The Sunday Times (paywall): UK ready to declare martial law to avert no-deal Brexit chaos
0 Replies
 
Lash
 
  1  
Sun 27 Jan, 2019 08:16 am
Just read this and sent it around to friends. Astonishing! Every image I’ve seen in dystopian film ran through my head. How do you justify martial law in Britain?!? Hope that’s just hyperbole.

I guess it’s possible the spectre of martial law is being used to scare Brexiteers into another referendum...
Builder
 
  1  
Sun 27 Jan, 2019 08:24 am
@Lash,
Quote:
I guess it’s possible the spectre of martial law is being used to scare Brexiteers into another referendum...


It's a sign of the times, for mine. People are sick to ******* death of the bullshit that passes itself off as a government today.

Corporate whores in suits, telling stories that nobody wants to hear.
0 Replies
 
Walter Hinteler
 
  1  
Sun 27 Jan, 2019 08:27 am
@Lash,
Lash wrote:
How do you justify martial law in Britain?!?
It's all in the link I gave
The Sunday Times wrote:
Civil Contingencies Act 2004.
Curfews, bans on travel, confiscation of property and, most drastic, the deployment of the armed forces to quell rioting are among the measures available to ministers under the legislation.

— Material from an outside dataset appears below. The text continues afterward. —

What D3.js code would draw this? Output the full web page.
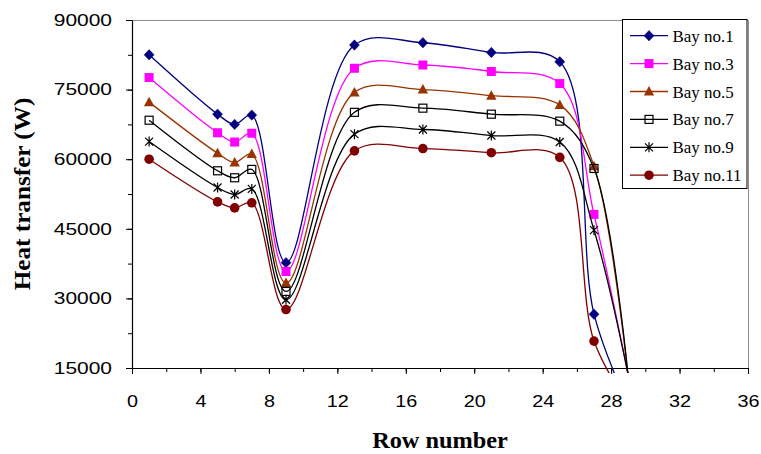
<!DOCTYPE html>
<html>
<head>
<meta charset="utf-8">
<script src="https://cdn.jsdelivr.net/npm/d3@7/dist/d3.min.js"></script>
<style>
  html, body { margin: 0; padding: 0; background: #fff; }
  svg { display: block; }
</style>
</head>
<body>
<svg id="chart" width="761" height="454"></svg>
<script>
// Row positions along the duct and heat transfer (W) for each bay
const rows = [1, 5, 6, 7, 9, 13, 17, 21, 25, 27, 29];
const bay1  = [82500, 69700, 67500, 69500, 37700, 84600, 85100, 83000, 81000, 26600, 7000];
const bay3  = [77600, 65700, 63700, 65600, 35800, 79600, 80300, 78900, 76300, 48100, 13500];
const bay5  = [72300, 61300, 59300, 61100, 33300, 74400, 75000, 73700, 71700, 58500, 13000];
const bay7  = [68400, 57500, 56000, 57800, 31500, 70100, 71000, 69700, 68200, 58000, 13000];
const bay9  = [63800, 53900, 52400, 53600, 29700, 65400, 66400, 65100, 63700, 44700, 13500];
const bay11 = [60000, 50800, 49500, 50600, 27600, 61800, 62300, 61400, 60400, 20800, 7200];

const seriesNames = ["Bay no.1", "Bay no.3", "Bay no.5", "Bay no.7", "Bay no.9", "Bay no.11"];
const seriesValues = [bay1, bay3, bay5, bay7, bay9, bay11];

const xTicks = [0, 4, 8, 12, 16, 20, 24, 28, 32, 36];
const yTicks = [15000, 30000, 45000, 60000, 75000, 90000];
const xLabel = "Row number";
const yLabel = "Heat transfer (W)";

const styles = [
  { color: "#000080", marker: "diamond" },
  { color: "#ff00ff", marker: "square" },
  { color: "#993300", marker: "triangle" },
  { color: "#000000", marker: "openSquare" },
  { color: "#000000", marker: "asterisk" },
  { color: "#800000", marker: "circle" }
];

const svg = d3.select("#chart");
const plotLeft = 132, plotRight = 748, plotTop = 20, plotBottom = 368;

const x = d3.scaleLinear().domain([0, 36]).range([plotLeft, plotRight]);
const y = d3.scaleLinear().domain([15000, 90000]).range([plotBottom, plotTop]);

const sans = "'Liberation Sans', Arial, sans-serif";
const serif = "'Liberation Serif', 'Times New Roman', serif";

function stretch(sel, k) {
  sel.each(function () {
    const len = this.getComputedTextLength();
    d3.select(this).attr("textLength", len * k).attr("lengthAdjust", "spacingAndGlyphs");
  });
}

// Plot-area frame (top and right edges)
svg.append("path")
  .attr("d", `M${plotLeft},${plotTop + 0.5}H${plotRight + 0.5}V${plotBottom}`)
  .attr("fill", "none").attr("stroke", "#8c8c8c").attr("stroke-width", 1);

// Minor ticks
const yMinor = d3.range(15000, 90001, 7500);
const xMinor = d3.range(0, 37, 2);
svg.append("g").attr("transform", `translate(${plotLeft},0)`)
  .call(d3.axisLeft(y).tickValues(yMinor).tickSize(4).tickFormat("").tickSizeOuter(0))
  .call(g => g.select(".domain").remove());
svg.append("g").attr("transform", `translate(0,${plotBottom})`)
  .call(d3.axisBottom(x).tickValues(xMinor).tickSize(4).tickFormat("").tickSizeOuter(0))
  .call(g => g.select(".domain").remove());

// Major axes
const yAxis = svg.append("g").attr("transform", `translate(${plotLeft},0)`)
  .call(d3.axisLeft(y).tickValues(yTicks).tickSize(6).tickPadding(14).tickSizeOuter(0).tickFormat(d3.format("d")));
const xAxis = svg.append("g").attr("transform", `translate(0,${plotBottom})`)
  .call(d3.axisBottom(x).tickValues(xTicks).tickSize(6).tickPadding(21).tickSizeOuter(0).tickFormat(d3.format("d")));

[yAxis, xAxis].forEach(g => {
  g.selectAll("path.domain").attr("stroke", "#000").attr("stroke-width", 1.2);
  g.selectAll(".tick line").attr("stroke", "#000");
  g.selectAll("text").attr("font-family", sans).attr("font-size", "16.5px").attr("fill", "#000");
});
stretch(yAxis.selectAll("text"), 1.27);
stretch(xAxis.selectAll("text"), 1.2);

// Axis titles
const xt = svg.append("text")
  .attr("x", (plotLeft + plotRight) / 2).attr("y", 448)
  .attr("text-anchor", "middle")
  .attr("font-family", serif).attr("font-weight", "bold").attr("font-size", "22.5px")
  .text(xLabel);
stretch(xt, 1.08);

const yt = svg.append("text")
  .attr("transform", `translate(29.5,${(plotTop + plotBottom) / 2}) rotate(-90)`)
  .attr("text-anchor", "middle")
  .attr("font-family", serif).attr("font-weight", "bold").attr("font-size", "22.5px")
  .text(yLabel);
stretch(yt, 1.12);

// Clip lines a few pixels below the x axis
svg.append("clipPath").attr("id", "plotClip")
  .append("rect").attr("x", 0).attr("y", 0).attr("width", 761).attr("height", plotBottom + 5);

const line = d3.line()
  .x(d => x(d.row))
  .y(d => y(d.value))
  .curve(d3.curveCatmullRom.alpha(0.5));

function drawMarker(g, type, color, cx, cy) {
  switch (type) {
    case "diamond":
      g.append("path").attr("d", `M${cx},${cy - 5.2}L${cx + 5},${cy}L${cx},${cy + 5.2}L${cx - 5},${cy}Z`)
        .attr("fill", color).attr("stroke", color).attr("stroke-width", 0.5);
      break;
    case "square":
      g.append("rect").attr("x", cx - 4.5).attr("y", cy - 4.5).attr("width", 9).attr("height", 9)
        .attr("fill", color);
      break;
    case "triangle":
      g.append("path").attr("d", `M${cx},${cy - 5.5}L${cx + 5.2},${cy + 4}L${cx - 5.2},${cy + 4}Z`)
        .attr("fill", color);
      break;
    case "openSquare":
      g.append("rect").attr("x", cx - 4).attr("y", cy - 4).attr("width", 8).attr("height", 8)
        .attr("fill", "none").attr("stroke", color).attr("stroke-width", 1.2);
      break;
    case "asterisk":
      g.append("path")
        .attr("d", `M${cx - 4},${cy - 4}L${cx + 4},${cy + 4}M${cx - 4},${cy + 4}L${cx + 4},${cy - 4}M${cx},${cy - 5}L${cx},${cy + 5}`)
        .attr("fill", "none").attr("stroke", color).attr("stroke-width", 1.2);
      break;
    case "circle":
      g.append("circle").attr("cx", cx).attr("cy", cy).attr("r", 4.8).attr("fill", color);
      break;
  }
}

// Series
seriesValues.forEach((vals, i) => {
  const data = rows.map((r, j) => ({ row: r, value: vals[j] }));
  const st = styles[i];
  const g = svg.append("g");
  g.append("path")
    .attr("d", line(data))
    .attr("clip-path", "url(#plotClip)")
    .attr("fill", "none").attr("stroke", st.color).attr("stroke-width", 1.3);
  data.filter(d => d.value >= 15000).forEach(d => drawMarker(g, st.marker, st.color, x(d.row), y(d.value)));
});

// Legend
const lg = svg.append("g");
lg.append("rect").attr("x", 622.5).attr("y", 19.5).attr("width", 124.5).attr("height", 169)
  .attr("fill", "#fff").attr("stroke", "#000").attr("stroke-width", 1);
seriesNames.forEach((name, i) => {
  const cy = 35.7 + i * 27.9;
  const st = styles[i];
  lg.append("line").attr("x1", 630).attr("x2", 668).attr("y1", cy).attr("y2", cy)
    .attr("stroke", st.color).attr("stroke-width", 1.3);
  drawMarker(lg, st.marker, st.color, 649, cy);
  const t = lg.append("text").attr("x", 672.5).attr("y", cy + 6)
    .attr("font-family", serif).attr("font-size", "16px").attr("fill", "#000")
    .text(name);
  stretch(t, 1.06);
});
</script>
</body>
</html>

They can also amend any act of parliament, except the Human Rights Act, for a maximum of 21 days.
Walter Hinteler
 
  1  
Sun 27 Jan, 2019 08:32 am
@Lash,
Lash wrote:
I guess it’s possible the spectre of martial law is being used to scare Brexiteers into another referendum...
Well, Brexiters in the government are not excluded from fears about what might happen.
Again from above quoted link:
The Sunday Times wrote:
Army stocks up for no deal
The UK armed forces have begun stockpiling food, fuel, spare parts and ammunition at bases in the Falklands, Cyprus and Gibraltar in case of a no-deal Brexit, writes Mark Hookham.

Rations and other supplies are being built up to ensure the military does not run short should a chaotic Brexit disrupt imports and exports.

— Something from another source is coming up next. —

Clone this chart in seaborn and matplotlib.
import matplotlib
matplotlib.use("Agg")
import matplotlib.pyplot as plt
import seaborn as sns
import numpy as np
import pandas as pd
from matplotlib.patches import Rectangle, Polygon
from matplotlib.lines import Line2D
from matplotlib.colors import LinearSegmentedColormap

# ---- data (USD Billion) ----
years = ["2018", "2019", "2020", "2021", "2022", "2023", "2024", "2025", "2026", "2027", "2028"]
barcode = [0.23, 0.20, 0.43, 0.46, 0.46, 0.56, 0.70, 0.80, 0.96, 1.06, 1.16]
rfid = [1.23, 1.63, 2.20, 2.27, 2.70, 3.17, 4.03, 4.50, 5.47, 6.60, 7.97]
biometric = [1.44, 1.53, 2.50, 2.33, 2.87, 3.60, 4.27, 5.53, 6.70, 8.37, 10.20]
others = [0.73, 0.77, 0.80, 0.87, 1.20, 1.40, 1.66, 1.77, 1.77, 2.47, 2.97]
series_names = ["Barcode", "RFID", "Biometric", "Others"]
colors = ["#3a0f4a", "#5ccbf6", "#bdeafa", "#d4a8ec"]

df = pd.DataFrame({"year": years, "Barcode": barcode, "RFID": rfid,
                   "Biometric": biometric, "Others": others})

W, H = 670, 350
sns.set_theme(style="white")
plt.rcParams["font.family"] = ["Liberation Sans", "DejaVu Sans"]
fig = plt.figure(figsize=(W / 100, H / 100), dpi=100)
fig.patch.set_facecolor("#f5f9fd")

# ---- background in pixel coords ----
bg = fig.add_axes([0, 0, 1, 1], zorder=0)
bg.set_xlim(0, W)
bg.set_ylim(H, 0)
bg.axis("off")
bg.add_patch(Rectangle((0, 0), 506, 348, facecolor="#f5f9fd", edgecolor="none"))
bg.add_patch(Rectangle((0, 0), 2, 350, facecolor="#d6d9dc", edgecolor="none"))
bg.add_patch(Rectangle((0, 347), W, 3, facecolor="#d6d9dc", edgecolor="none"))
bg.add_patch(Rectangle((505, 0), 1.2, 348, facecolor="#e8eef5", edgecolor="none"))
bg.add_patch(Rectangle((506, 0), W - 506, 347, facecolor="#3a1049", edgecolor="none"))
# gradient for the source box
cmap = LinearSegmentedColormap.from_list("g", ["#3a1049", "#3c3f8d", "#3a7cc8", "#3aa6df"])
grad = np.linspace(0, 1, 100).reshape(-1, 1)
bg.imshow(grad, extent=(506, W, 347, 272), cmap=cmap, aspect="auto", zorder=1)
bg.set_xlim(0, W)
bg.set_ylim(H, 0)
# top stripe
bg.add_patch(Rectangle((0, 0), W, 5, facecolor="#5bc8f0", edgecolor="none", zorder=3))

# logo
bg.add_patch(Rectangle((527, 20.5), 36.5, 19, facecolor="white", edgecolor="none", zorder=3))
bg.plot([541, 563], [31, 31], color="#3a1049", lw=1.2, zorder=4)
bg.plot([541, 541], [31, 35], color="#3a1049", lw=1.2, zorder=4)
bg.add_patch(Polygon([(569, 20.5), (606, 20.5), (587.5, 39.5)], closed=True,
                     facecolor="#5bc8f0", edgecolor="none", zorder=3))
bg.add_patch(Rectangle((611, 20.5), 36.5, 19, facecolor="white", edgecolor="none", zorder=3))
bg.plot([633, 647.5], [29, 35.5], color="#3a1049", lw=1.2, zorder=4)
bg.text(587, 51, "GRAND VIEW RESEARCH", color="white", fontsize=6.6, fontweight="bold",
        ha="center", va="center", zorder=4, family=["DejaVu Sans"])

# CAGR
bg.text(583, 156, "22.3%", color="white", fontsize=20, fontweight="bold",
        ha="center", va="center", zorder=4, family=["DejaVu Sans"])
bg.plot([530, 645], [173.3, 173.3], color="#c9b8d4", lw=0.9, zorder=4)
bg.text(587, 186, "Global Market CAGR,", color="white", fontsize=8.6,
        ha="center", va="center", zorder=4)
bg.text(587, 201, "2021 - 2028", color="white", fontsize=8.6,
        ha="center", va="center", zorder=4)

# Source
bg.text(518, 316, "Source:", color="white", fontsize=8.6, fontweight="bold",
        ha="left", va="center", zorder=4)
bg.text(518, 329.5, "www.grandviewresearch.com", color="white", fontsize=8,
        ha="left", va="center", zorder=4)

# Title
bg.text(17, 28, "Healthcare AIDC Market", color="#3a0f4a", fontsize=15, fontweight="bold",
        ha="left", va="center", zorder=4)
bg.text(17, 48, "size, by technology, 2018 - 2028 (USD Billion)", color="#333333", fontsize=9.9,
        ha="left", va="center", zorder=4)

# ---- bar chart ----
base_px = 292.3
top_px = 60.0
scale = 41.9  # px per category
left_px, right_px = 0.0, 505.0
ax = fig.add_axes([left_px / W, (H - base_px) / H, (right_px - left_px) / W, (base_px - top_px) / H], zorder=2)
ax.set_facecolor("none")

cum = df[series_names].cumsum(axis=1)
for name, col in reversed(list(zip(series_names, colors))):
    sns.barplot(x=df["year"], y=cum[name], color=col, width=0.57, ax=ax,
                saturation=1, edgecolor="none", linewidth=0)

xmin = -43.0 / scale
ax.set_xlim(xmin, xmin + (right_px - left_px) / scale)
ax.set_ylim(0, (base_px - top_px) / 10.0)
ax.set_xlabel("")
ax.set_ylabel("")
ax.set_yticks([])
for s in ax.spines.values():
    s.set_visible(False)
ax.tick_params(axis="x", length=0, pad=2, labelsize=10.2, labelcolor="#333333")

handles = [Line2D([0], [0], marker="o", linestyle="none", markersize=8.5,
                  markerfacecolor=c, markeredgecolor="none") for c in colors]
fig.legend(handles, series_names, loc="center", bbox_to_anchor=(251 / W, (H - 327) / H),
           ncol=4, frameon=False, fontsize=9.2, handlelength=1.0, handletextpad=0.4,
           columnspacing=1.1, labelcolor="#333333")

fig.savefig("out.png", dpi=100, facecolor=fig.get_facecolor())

The Ministry of Defence (MoD) has spent at least £23m on extra supplies, with additional rations recently flown to the Falklands, one of the UK’s most isolated overseas territories. “An army marches on its stomach. If supply lines break down, they struggle,” a source told Sky News.

The MoD said it was working “to ensure essential defence tasks would not be affected by a no-deal Brexit”.
0 Replies
 
Lash
 
  1  
Sun 27 Jan, 2019 08:40 am
@Walter Hinteler,
I guess it was a rhetorical question, Walt. It seems illogical, but I guess no one knows what the public response will be. These are just days I didn’t think I’d see.
Walter Hinteler
 
  1  
Sun 27 Jan, 2019 08:55 am
@Lash,
Lash wrote:
These are just days I didn’t think I’d see.
I suppose, no-one thought really thought of what impacts might happen when voting for the Brexit - they "refused to acknowledge the harsh truth".
Lash
 
  1  
Sun 27 Jan, 2019 09:02 am
@Walter Hinteler,
If they were allowed to dissolve their attachment and be treated as well as countries who chose not to create those attachments in the first place, they’d be fine. It appears to me like intentional strongarming and implied threat.

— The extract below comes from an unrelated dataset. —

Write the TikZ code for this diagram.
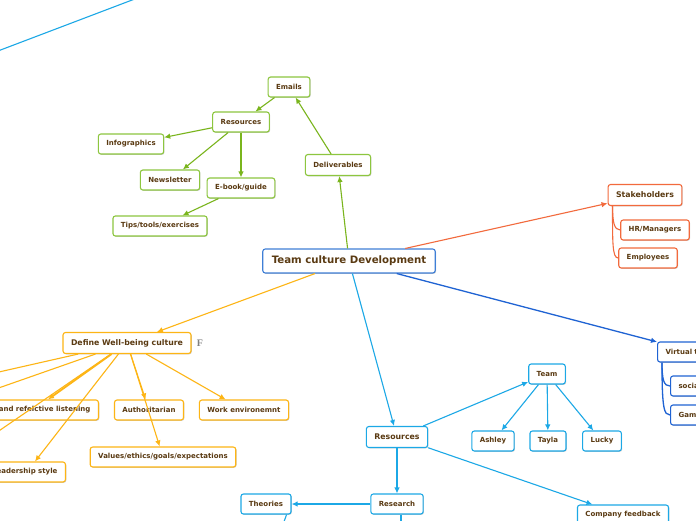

Why can’t Britain be treated like Switzerland? The EU seems to bully them.

Walter Hinteler
 
  1  
Sun 27 Jan, 2019 09:09 am
@Lash,
Lash wrote:
Why can’t Britain be treated like Switzerland? The EU seems to bully them.
Switzerland isn't an EU-country and never was one.

Since all but one (Liechtenstein) of Switzerland's neighbouring countries are EU member states, Switzerland has dozens and dozens of bilateral treaties with the EU, is additionally a Schengen country.
Walter Hinteler
 
  1  
Sun 27 Jan, 2019 09:39 am
@Walter Hinteler,
Walter Hinteler wrote:
Switzerland has dozens and dozens of bilateral treaties with the EU, is additionally a Schengen country.
Additionally, the relation of the Swiss Federation with the EU is regulated via the EFTA<>EU treaties. (Some of the Swiss-EU agreements from 1972 onward - are listed >here<. For Schengen and EFTA you may look at the relevant sites.)
cicerone imposter
 
  2  
Sun 27 Jan, 2019 01:29 pm
@Walter Hinteler,
What are the biggest conflicts for Switzerland from the Swiss-EU agreements if any?